## Work to complete
Copy out the listing in full, exactly as written, but not its pictures.

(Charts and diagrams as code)
=====

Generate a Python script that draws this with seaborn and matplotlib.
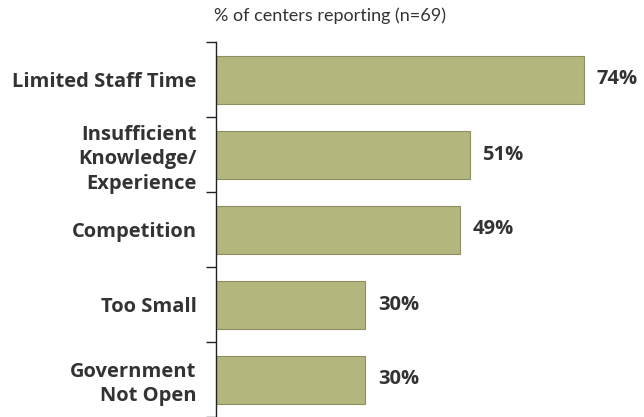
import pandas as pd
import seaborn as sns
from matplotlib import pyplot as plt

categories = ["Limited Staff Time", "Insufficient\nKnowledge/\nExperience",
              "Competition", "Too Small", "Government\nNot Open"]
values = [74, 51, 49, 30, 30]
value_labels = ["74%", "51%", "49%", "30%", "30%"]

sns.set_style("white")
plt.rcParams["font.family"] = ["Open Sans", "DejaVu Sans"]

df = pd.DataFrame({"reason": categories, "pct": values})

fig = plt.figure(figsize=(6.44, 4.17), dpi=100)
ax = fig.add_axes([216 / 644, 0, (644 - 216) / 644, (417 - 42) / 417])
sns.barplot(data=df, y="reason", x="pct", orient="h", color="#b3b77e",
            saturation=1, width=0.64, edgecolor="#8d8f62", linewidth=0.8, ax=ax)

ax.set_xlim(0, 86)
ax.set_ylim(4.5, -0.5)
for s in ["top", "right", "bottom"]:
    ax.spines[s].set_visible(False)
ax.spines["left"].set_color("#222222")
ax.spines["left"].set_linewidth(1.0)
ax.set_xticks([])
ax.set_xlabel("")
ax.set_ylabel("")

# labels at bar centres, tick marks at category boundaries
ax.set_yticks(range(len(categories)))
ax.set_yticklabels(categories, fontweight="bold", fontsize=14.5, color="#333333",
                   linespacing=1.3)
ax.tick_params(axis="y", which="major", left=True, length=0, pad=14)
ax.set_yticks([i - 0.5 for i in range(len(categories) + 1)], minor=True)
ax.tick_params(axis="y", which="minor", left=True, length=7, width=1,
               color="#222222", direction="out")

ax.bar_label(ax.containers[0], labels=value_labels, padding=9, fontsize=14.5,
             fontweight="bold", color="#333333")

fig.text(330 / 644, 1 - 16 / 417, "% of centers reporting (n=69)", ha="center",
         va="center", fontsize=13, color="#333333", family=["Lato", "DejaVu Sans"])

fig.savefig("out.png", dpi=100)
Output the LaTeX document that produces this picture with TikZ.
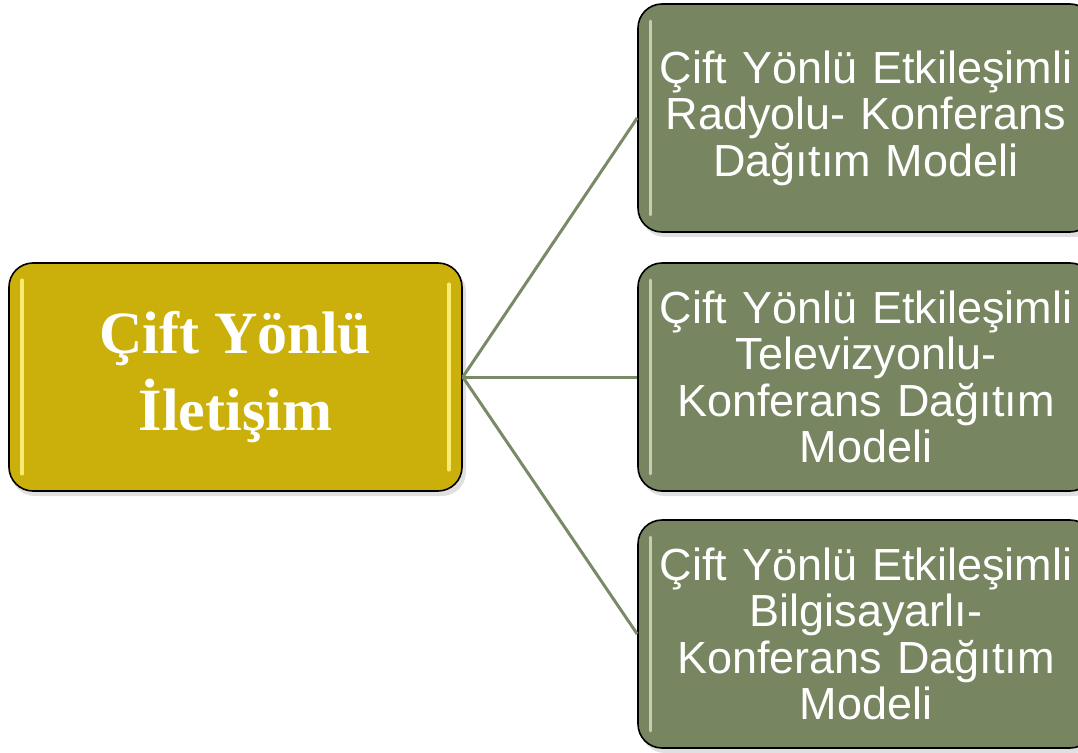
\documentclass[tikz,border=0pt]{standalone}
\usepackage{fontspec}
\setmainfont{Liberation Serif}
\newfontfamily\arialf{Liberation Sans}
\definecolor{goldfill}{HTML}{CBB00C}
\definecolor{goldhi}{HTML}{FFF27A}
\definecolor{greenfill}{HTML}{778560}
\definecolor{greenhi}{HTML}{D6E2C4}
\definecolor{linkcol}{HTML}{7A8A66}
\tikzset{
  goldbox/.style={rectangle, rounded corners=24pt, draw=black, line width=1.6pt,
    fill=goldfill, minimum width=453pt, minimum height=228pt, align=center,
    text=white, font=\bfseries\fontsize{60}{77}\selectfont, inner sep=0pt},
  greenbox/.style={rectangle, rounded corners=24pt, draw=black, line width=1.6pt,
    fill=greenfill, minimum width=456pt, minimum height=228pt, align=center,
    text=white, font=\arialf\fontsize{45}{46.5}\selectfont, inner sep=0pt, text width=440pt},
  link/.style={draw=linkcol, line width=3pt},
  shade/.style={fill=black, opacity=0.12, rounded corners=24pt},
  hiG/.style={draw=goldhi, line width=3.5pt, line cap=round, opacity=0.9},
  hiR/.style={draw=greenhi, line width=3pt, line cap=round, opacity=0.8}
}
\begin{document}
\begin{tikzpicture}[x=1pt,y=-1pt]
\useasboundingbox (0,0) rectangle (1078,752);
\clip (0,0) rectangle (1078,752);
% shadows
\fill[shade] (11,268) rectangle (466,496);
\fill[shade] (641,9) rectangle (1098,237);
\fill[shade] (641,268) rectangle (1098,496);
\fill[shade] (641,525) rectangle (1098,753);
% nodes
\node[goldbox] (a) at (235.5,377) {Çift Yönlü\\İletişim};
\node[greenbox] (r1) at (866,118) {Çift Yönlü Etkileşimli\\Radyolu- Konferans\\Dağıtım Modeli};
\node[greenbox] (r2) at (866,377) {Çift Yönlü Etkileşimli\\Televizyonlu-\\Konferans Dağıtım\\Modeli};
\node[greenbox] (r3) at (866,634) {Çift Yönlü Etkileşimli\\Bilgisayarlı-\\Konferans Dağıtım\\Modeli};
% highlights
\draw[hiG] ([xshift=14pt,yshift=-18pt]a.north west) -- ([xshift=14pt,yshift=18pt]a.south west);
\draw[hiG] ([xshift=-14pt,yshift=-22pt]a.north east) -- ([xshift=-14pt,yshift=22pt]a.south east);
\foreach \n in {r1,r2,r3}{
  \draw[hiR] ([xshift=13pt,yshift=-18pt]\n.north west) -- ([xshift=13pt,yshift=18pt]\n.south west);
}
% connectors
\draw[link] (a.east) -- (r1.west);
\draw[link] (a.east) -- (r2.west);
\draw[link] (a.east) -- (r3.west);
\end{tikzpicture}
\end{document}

=====

## Finished answer
Generate a Python script that draws this with seaborn and matplotlib.
import pandas as pd
import seaborn as sns
from matplotlib import pyplot as plt

categories = ["Limited Staff Time", "Insufficient\nKnowledge/\nExperience",
              "Competition", "Too Small", "Government\nNot Open"]
values = [74, 51, 49, 30, 30]
value_labels = ["74%", "51%", "49%", "30%", "30%"]

sns.set_style("white")
plt.rcParams["font.family"] = ["Open Sans", "DejaVu Sans"]

df = pd.DataFrame({"reason": categories, "pct": values})

fig = plt.figure(figsize=(6.44, 4.17), dpi=100)
ax = fig.add_axes([216 / 644, 0, (644 - 216) / 644, (417 - 42) / 417])
sns.barplot(data=df, y="reason", x="pct", orient="h", color="#b3b77e",
            saturation=1, width=0.64, edgecolor="#8d8f62", linewidth=0.8, ax=ax)

ax.set_xlim(0, 86)
ax.set_ylim(4.5, -0.5)
for s in ["top", "right", "bottom"]:
    ax.spines[s].set_visible(False)
ax.spines["left"].set_color("#222222")
ax.spines["left"].set_linewidth(1.0)
ax.set_xticks([])
ax.set_xlabel("")
ax.set_ylabel("")

# labels at bar centres, tick marks at category boundaries
ax.set_yticks(range(len(categories)))
ax.set_yticklabels(categories, fontweight="bold", fontsize=14.5, color="#333333",
                   linespacing=1.3)
ax.tick_params(axis="y", which="major", left=True, length=0, pad=14)
ax.set_yticks([i - 0.5 for i in range(len(categories) + 1)], minor=True)
ax.tick_params(axis="y", which="minor", left=True, length=7, width=1,
               color="#222222", direction="out")

ax.bar_label(ax.containers[0], labels=value_labels, padding=9, fontsize=14.5,
             fontweight="bold", color="#333333")

fig.text(330 / 644, 1 - 16 / 417, "% of centers reporting (n=69)", ha="center",
         va="center", fontsize=13, color="#333333", family=["Lato", "DejaVu Sans"])

fig.savefig("out.png", dpi=100)
Output the LaTeX document that produces this picture with TikZ.
\documentclass[tikz,border=0pt]{standalone}
\usepackage{fontspec}
\setmainfont{Liberation Serif}
\newfontfamily\arialf{Liberation Sans}
\definecolor{goldfill}{HTML}{CBB00C}
\definecolor{goldhi}{HTML}{FFF27A}
\definecolor{greenfill}{HTML}{778560}
\definecolor{greenhi}{HTML}{D6E2C4}
\definecolor{linkcol}{HTML}{7A8A66}
\tikzset{
  goldbox/.style={rectangle, rounded corners=24pt, draw=black, line width=1.6pt,
    fill=goldfill, minimum width=453pt, minimum height=228pt, align=center,
    text=white, font=\bfseries\fontsize{60}{77}\selectfont, inner sep=0pt},
  greenbox/.style={rectangle, rounded corners=24pt, draw=black, line width=1.6pt,
    fill=greenfill, minimum width=456pt, minimum height=228pt, align=center,
    text=white, font=\arialf\fontsize{45}{46.5}\selectfont, inner sep=0pt, text width=440pt},
  link/.style={draw=linkcol, line width=3pt},
  shade/.style={fill=black, opacity=0.12, rounded corners=24pt},
  hiG/.style={draw=goldhi, line width=3.5pt, line cap=round, opacity=0.9},
  hiR/.style={draw=greenhi, line width=3pt, line cap=round, opacity=0.8}
}
\begin{document}
\begin{tikzpicture}[x=1pt,y=-1pt]
\useasboundingbox (0,0) rectangle (1078,752);
\clip (0,0) rectangle (1078,752);
% shadows
\fill[shade] (11,268) rectangle (466,496);
\fill[shade] (641,9) rectangle (1098,237);
\fill[shade] (641,268) rectangle (1098,496);
\fill[shade] (641,525) rectangle (1098,753);
% nodes
\node[goldbox] (a) at (235.5,377) {Çift Yönlü\\İletişim};
\node[greenbox] (r1) at (866,118) {Çift Yönlü Etkileşimli\\Radyolu- Konferans\\Dağıtım Modeli};
\node[greenbox] (r2) at (866,377) {Çift Yönlü Etkileşimli\\Televizyonlu-\\Konferans Dağıtım\\Modeli};
\node[greenbox] (r3) at (866,634) {Çift Yönlü Etkileşimli\\Bilgisayarlı-\\Konferans Dağıtım\\Modeli};
% highlights
\draw[hiG] ([xshift=14pt,yshift=-18pt]a.north west) -- ([xshift=14pt,yshift=18pt]a.south west);
\draw[hiG] ([xshift=-14pt,yshift=-22pt]a.north east) -- ([xshift=-14pt,yshift=22pt]a.south east);
\foreach \n in {r1,r2,r3}{
  \draw[hiR] ([xshift=13pt,yshift=-18pt]\n.north west) -- ([xshift=13pt,yshift=18pt]\n.south west);
}
% connectors
\draw[link] (a.east) -- (r1.west);
\draw[link] (a.east) -- (r2.west);
\draw[link] (a.east) -- (r3.west);
\end{tikzpicture}
\end{document}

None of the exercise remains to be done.